## Records for processing
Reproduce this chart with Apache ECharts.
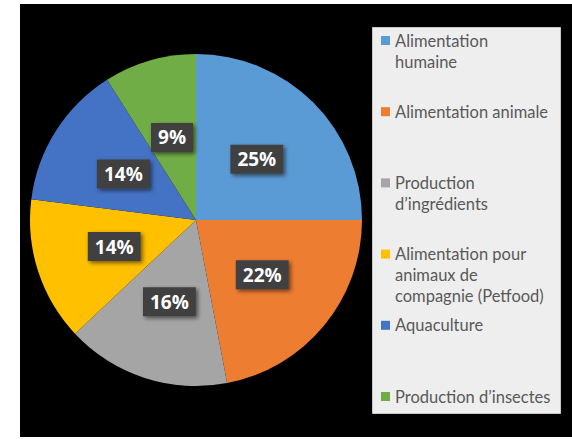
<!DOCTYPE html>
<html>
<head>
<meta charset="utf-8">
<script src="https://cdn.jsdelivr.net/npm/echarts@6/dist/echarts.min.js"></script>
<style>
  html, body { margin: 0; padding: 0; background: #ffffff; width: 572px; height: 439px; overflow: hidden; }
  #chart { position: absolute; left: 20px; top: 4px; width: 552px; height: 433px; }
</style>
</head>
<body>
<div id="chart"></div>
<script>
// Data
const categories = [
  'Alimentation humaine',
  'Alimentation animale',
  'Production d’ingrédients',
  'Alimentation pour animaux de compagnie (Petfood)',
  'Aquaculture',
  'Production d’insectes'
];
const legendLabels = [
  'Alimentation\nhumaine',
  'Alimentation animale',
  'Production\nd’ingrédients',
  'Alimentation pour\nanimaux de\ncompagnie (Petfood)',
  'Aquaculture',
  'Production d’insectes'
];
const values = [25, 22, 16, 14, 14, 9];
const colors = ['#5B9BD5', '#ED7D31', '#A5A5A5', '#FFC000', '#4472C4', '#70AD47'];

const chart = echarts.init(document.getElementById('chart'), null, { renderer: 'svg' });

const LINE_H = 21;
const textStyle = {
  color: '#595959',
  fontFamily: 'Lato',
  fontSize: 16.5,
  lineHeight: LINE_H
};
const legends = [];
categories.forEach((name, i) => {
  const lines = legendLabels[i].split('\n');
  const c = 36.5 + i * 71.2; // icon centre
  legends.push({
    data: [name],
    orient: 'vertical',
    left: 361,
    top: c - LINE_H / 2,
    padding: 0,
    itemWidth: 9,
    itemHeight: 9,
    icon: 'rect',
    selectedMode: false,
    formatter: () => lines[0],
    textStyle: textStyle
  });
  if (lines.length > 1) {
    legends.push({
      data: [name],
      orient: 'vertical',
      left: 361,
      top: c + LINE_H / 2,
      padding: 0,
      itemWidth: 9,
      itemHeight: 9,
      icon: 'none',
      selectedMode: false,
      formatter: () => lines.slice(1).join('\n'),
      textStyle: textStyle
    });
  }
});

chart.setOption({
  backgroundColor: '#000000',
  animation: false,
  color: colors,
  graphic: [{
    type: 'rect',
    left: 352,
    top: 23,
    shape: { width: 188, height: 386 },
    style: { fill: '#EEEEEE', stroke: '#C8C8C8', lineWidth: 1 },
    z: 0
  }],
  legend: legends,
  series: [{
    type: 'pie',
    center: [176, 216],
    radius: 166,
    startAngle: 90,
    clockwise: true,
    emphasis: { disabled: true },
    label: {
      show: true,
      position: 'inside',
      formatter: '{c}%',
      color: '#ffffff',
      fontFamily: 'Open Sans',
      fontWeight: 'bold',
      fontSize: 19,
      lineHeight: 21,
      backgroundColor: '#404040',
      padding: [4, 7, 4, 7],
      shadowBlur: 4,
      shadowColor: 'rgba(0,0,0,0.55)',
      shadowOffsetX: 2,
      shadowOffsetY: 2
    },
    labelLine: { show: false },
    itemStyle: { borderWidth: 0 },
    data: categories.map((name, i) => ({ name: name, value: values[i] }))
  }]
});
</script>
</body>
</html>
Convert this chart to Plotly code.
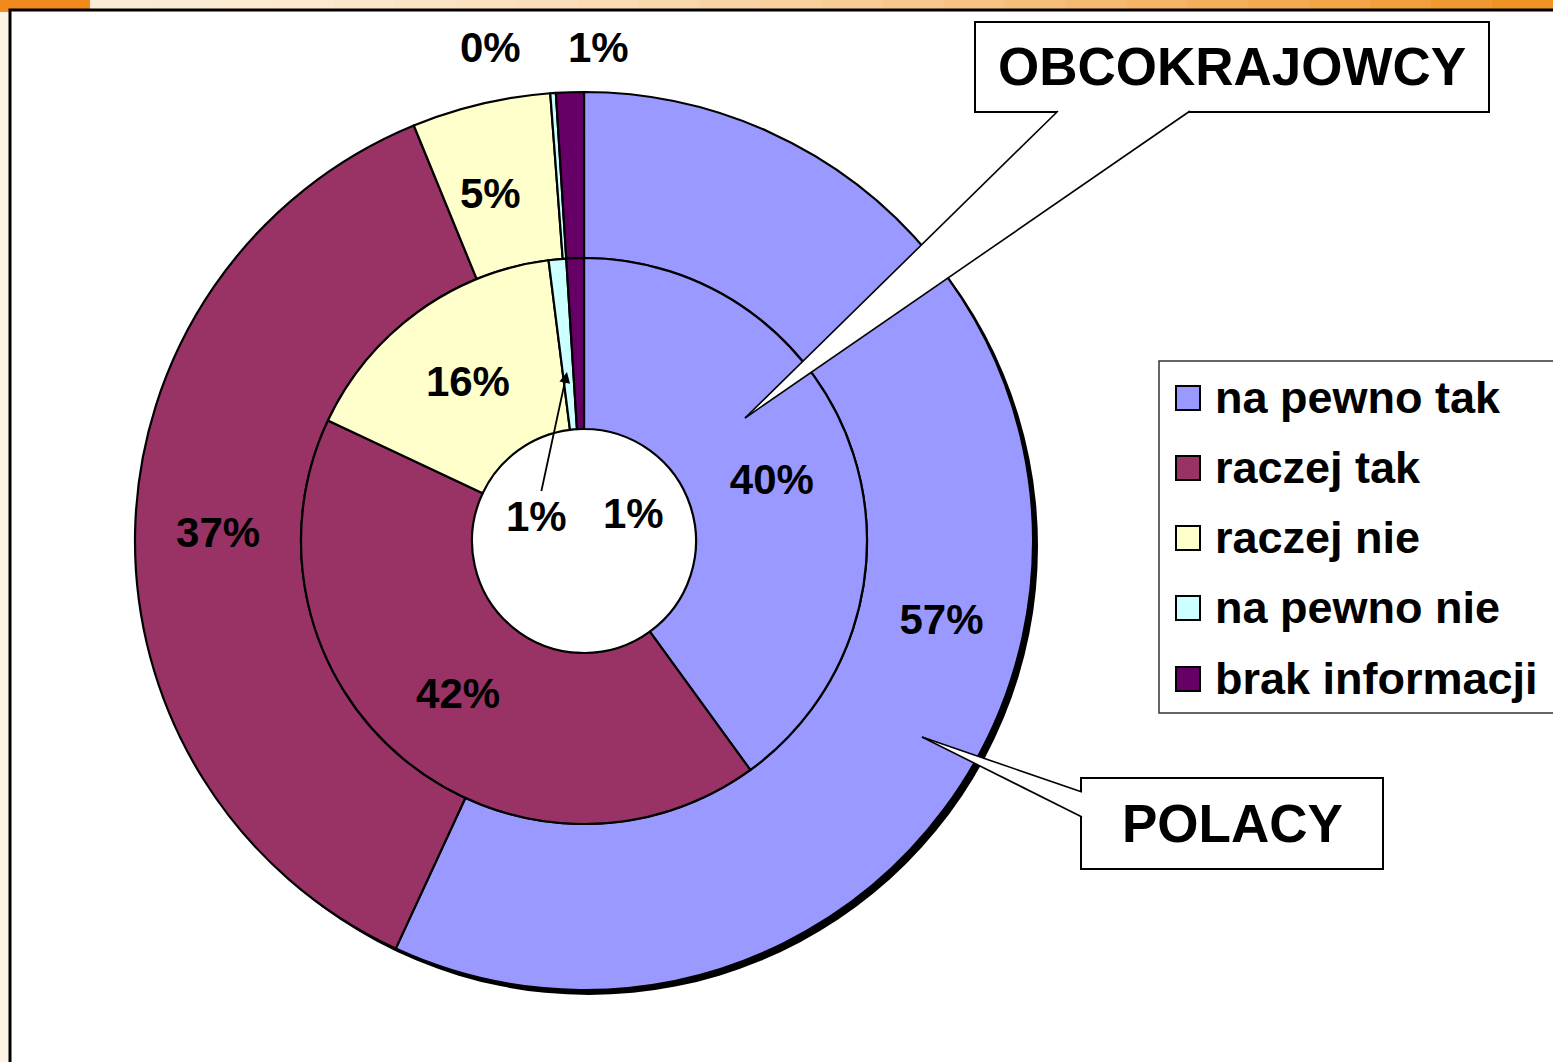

## Given problem
Return the listing above in full and without alteration, excluding its pictures.

## Response
Reproduce this chart with Apache ECharts.
<!DOCTYPE html>
<html>
<head>
<meta charset="utf-8">
<script src="https://cdn.jsdelivr.net/npm/echarts@6/dist/echarts.min.js"></script>
<style>
  html, body { margin: 0; padding: 0; background: #ffffff; width: 572px; height: 439px; overflow: hidden; }
  #chart { position: absolute; left: 20px; top: 4px; width: 552px; height: 433px; }
</style>
</head>
<body>
<div id="chart"></div>
<script>
// Data
const categories = [
  'Alimentation humaine',
  'Alimentation animale',
  'Production d’ingrédients',
  'Alimentation pour animaux de compagnie (Petfood)',
  'Aquaculture',
  'Production d’insectes'
];
const legendLabels = [
  'Alimentation\nhumaine',
  'Alimentation animale',
  'Production\nd’ingrédients',
  'Alimentation pour\nanimaux de\ncompagnie (Petfood)',
  'Aquaculture',
  'Production d’insectes'
];
const values = [25, 22, 16, 14, 14, 9];
const colors = ['#5B9BD5', '#ED7D31', '#A5A5A5', '#FFC000', '#4472C4', '#70AD47'];

const chart = echarts.init(document.getElementById('chart'), null, { renderer: 'svg' });

const LINE_H = 21;
const textStyle = {
  color: '#595959',
  fontFamily: 'Lato',
  fontSize: 16.5,
  lineHeight: LINE_H
};
const legends = [];
categories.forEach((name, i) => {
  const lines = legendLabels[i].split('\n');
  const c = 36.5 + i * 71.2; // icon centre
  legends.push({
    data: [name],
    orient: 'vertical',
    left: 361,
    top: c - LINE_H / 2,
    padding: 0,
    itemWidth: 9,
    itemHeight: 9,
    icon: 'rect',
    selectedMode: false,
    formatter: () => lines[0],
    textStyle: textStyle
  });
  if (lines.length > 1) {
    legends.push({
      data: [name],
      orient: 'vertical',
      left: 361,
      top: c + LINE_H / 2,
      padding: 0,
      itemWidth: 9,
      itemHeight: 9,
      icon: 'none',
      selectedMode: false,
      formatter: () => lines.slice(1).join('\n'),
      textStyle: textStyle
    });
  }
});

chart.setOption({
  backgroundColor: '#000000',
  animation: false,
  color: colors,
  graphic: [{
    type: 'rect',
    left: 352,
    top: 23,
    shape: { width: 188, height: 386 },
    style: { fill: '#EEEEEE', stroke: '#C8C8C8', lineWidth: 1 },
    z: 0
  }],
  legend: legends,
  series: [{
    type: 'pie',
    center: [176, 216],
    radius: 166,
    startAngle: 90,
    clockwise: true,
    emphasis: { disabled: true },
    label: {
      show: true,
      position: 'inside',
      formatter: '{c}%',
      color: '#ffffff',
      fontFamily: 'Open Sans',
      fontWeight: 'bold',
      fontSize: 19,
      lineHeight: 21,
      backgroundColor: '#404040',
      padding: [4, 7, 4, 7],
      shadowBlur: 4,
      shadowColor: 'rgba(0,0,0,0.55)',
      shadowOffsetX: 2,
      shadowOffsetY: 2
    },
    labelLine: { show: false },
    itemStyle: { borderWidth: 0 },
    data: categories.map((name, i) => ({ name: name, value: values[i] }))
  }]
});
</script>
</body>
</html>
Convert this chart to Plotly code.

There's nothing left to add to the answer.